Porcini Mushroom, Potato, and Spinach Frittata
Porcini mushrooms have a nutty, earthy flavour and a meaty texture. Here they combine with potatoes and spinach to make a satisfying frittata that can be enjoyed on it’s own for breakfast, or served with a salad for lunch or dinner.
How long will it take?
40 minutes
What’s the serving size?
Serves 4
What do I need?
- Handful of dried porcini mushrooms
- 500 mL hot water
- 250 g potatoes, peeled and roughly diced
- 8 eggs
- 150 mL milk
- 120 g ricotta
- 50 g cheddar, grated
- 1 tbsp olive oil
- 1 small brown onion, finely chopped
- 2 cups baby spinach leaves
How do I make it?
- Place dried porcini mushrooms in a medium bowl and cover with hot water. Set aside for 20 minutes to soften.

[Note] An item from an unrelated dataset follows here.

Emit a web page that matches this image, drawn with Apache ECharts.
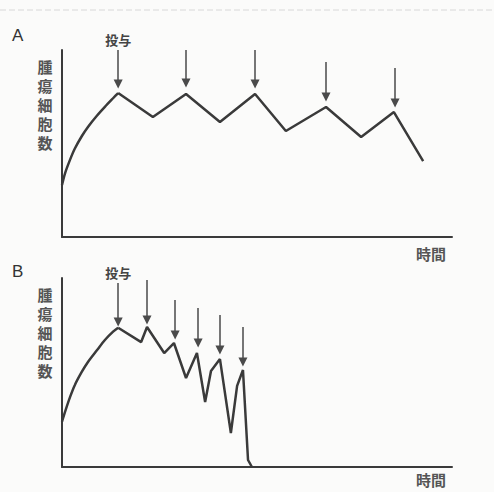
<!DOCTYPE html>
<html>
<head>
<meta charset="utf-8">
<script src="https://cdn.jsdelivr.net/npm/echarts@6/dist/echarts.min.js"></script>
<style>
html,body{margin:0;padding:0;background:#fbfbfa;}
#c{width:494px;height:492px;}
</style>
</head>
<body>
<div id="c"></div>
<script>
// Panel A: time (0-100) vs tumour cell count (0-100)
const growthA = [[0,27.8],[0.8,34.2],[2.1,41.5],[3.3,47.3],[5.1,54.0],[6.7,59.0],[9.0,65.0],[11.0,69.6],[13.1,74.2],[14.4,77.0]];
const cycleA = [[14.4,77.0],[23.3,64.2],[31.8,76.5],[40.5,61.5],[49.5,76.5],[57.4,56.7],[67.7,69.5],[76.7,53.5],[85.1,66.8],[92.6,40.6]];
// arrows: [x, yTop, yTip]
const dosesA = [[14.4,100,81.8],[31.8,100,82.4],[49.5,100,81.8],[67.7,93.6,74.9],[85.4,90.4,71.7]];

// Panel B
const growthB = [[0,24.0],[0.8,29.3],[2.1,37.2],[3.3,43.4],[5.1,50.4],[6.7,55.7],[9.0,61.9],[11.0,67.2],[13.1,71.6],[14.4,73.7]];
const cycleB = [[14.4,73.7],[20.3,66.1],[21.8,74.1],[26.2,60.3],[28.7,65.6],[31.8,47.1],[34.6,60.3],[36.7,34.4],[38.2,50.8],[40.5,57.1],[43.3,18.0],[44.9,42.9],[46.4,51.3],[47.7,3.7],[48.7,0]];
const dosesB = [[14.4,97.4,76.7],[21.8,98.9,77.8],[29.0,88.4,69.8],[34.9,84.1,65.6],[40.5,80.4,61.9],[46.4,74.1,55.6]];

const panelLabels = ['A','B'];
const yName = '腫瘍細胞数';
const xName = '時間';
const doseLabel = '投与';

const ink = '#3a3a3a';
const font = '"Noto Sans CJK JP", "Noto Sans", sans-serif';

function arrows(doses){
  return {
    silent: true,
    symbol: ['none','triangle'],
    symbolSize: 9,
    lineStyle: {color: '#4a4a4a', width: 1.5, type: 'solid'},
    data: doses.map((d,i) => [
      {coord:[d[0], d[1]], label: {show: i===0, position:'start', formatter: doseLabel, color:'#444', fontSize:13, fontFamily: font, fontWeight:'bold', distance: 4}},
      {coord:[d[0], d[2]]}
    ]),
    label: {show:false}
  };
}

const grids = [
  {left:62, top:50, width:390, height:187},
  {left:62, top:278, width:390, height:189}
];

const axisCommon = {
  type:'value', min:0, max:100,
  axisLine:{show:true, onZero:false, lineStyle:{color:ink, width:2}},
  axisTick:{show:false}, axisLabel:{show:false}, splitLine:{show:false}
};

const lineCommon = {type:'line', showSymbol:false, symbol:'none', lineStyle:{color:ink, width:2.5}, silent:true, z:3};

function vertical(text, x, y0){
  return text.split('').map((ch,i) => ({type:'text', x:x, y:y0 + i*19, style:{text:ch, font:'bold 15px ' + font, fill:'#555', align:'center'}}));
}

const option = {
  animation:false,
  backgroundColor:'#fbfbfa',
  grid: grids,
  xAxis: [Object.assign({gridIndex:0}, axisCommon), Object.assign({gridIndex:1}, axisCommon)],
  yAxis: [Object.assign({gridIndex:0}, axisCommon), Object.assign({gridIndex:1}, axisCommon)],
  series: [
    Object.assign({}, lineCommon, {xAxisIndex:0, yAxisIndex:0, data: growthA, smooth:0.3}),
    Object.assign({}, lineCommon, {xAxisIndex:0, yAxisIndex:0, data: cycleA, markLine: arrows(dosesA)}),
    Object.assign({}, lineCommon, {xAxisIndex:1, yAxisIndex:1, data: growthB, smooth:0.3}),
    Object.assign({}, lineCommon, {xAxisIndex:1, yAxisIndex:1, data: cycleB, markLine: arrows(dosesB)})
  ],
  graphic: [
    {type:'line', shape:{x1:0,y1:10,x2:494,y2:10}, style:{stroke:'#d8d8d8', lineWidth:1, lineDash:[6,3]}},
    {type:'text', left:12, top:27, style:{text:panelLabels[0], font:'17px "Liberation Sans", sans-serif', fill:'#333'}},
    {type:'text', left:12, top:263, style:{text:panelLabels[1], font:'17px "Liberation Sans", sans-serif', fill:'#333'}},
    ...vertical(yName, 45, 59),
    ...vertical(yName, 45, 287),
    {type:'text', x:446, y:246, style:{text:xName, font:'bold 15px ' + font, fill:'#555', align:'right'}},
    {type:'text', x:446, y:472, style:{text:xName, font:'bold 15px ' + font, fill:'#555', align:'right'}}
  ]
};

const chart = echarts.init(document.getElementById('c'), null, {renderer:'svg'});
chart.setOption(option);
</script>
</body>
</html>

- Meanwhile, add potatoes to a saucepan and cover with water. Cook over medium-high heat until tender. Drain and set aside.
- Remove porcini mushrooms from the soaking liquid when soft, and roughly chop them.
- Whisk eggs and milk together in a medium bowl. Add ricotta and cheddar and mix well.
- Preheat oven grill to high.
- Heat oil in a 21-centimetre non-stick, oven-safe frying pan over medium heat. Add onion and cook until it softens. Add potato and cook for 2 minutes, then add mushrooms, and spinach. Pour in egg mixture and reduce heat to low. Cook for 5 minutes or until the egg is almost set. Transfer pan to the grill and cook for a further 4-5 minutes or until the egg is fully set and the frittata is golden.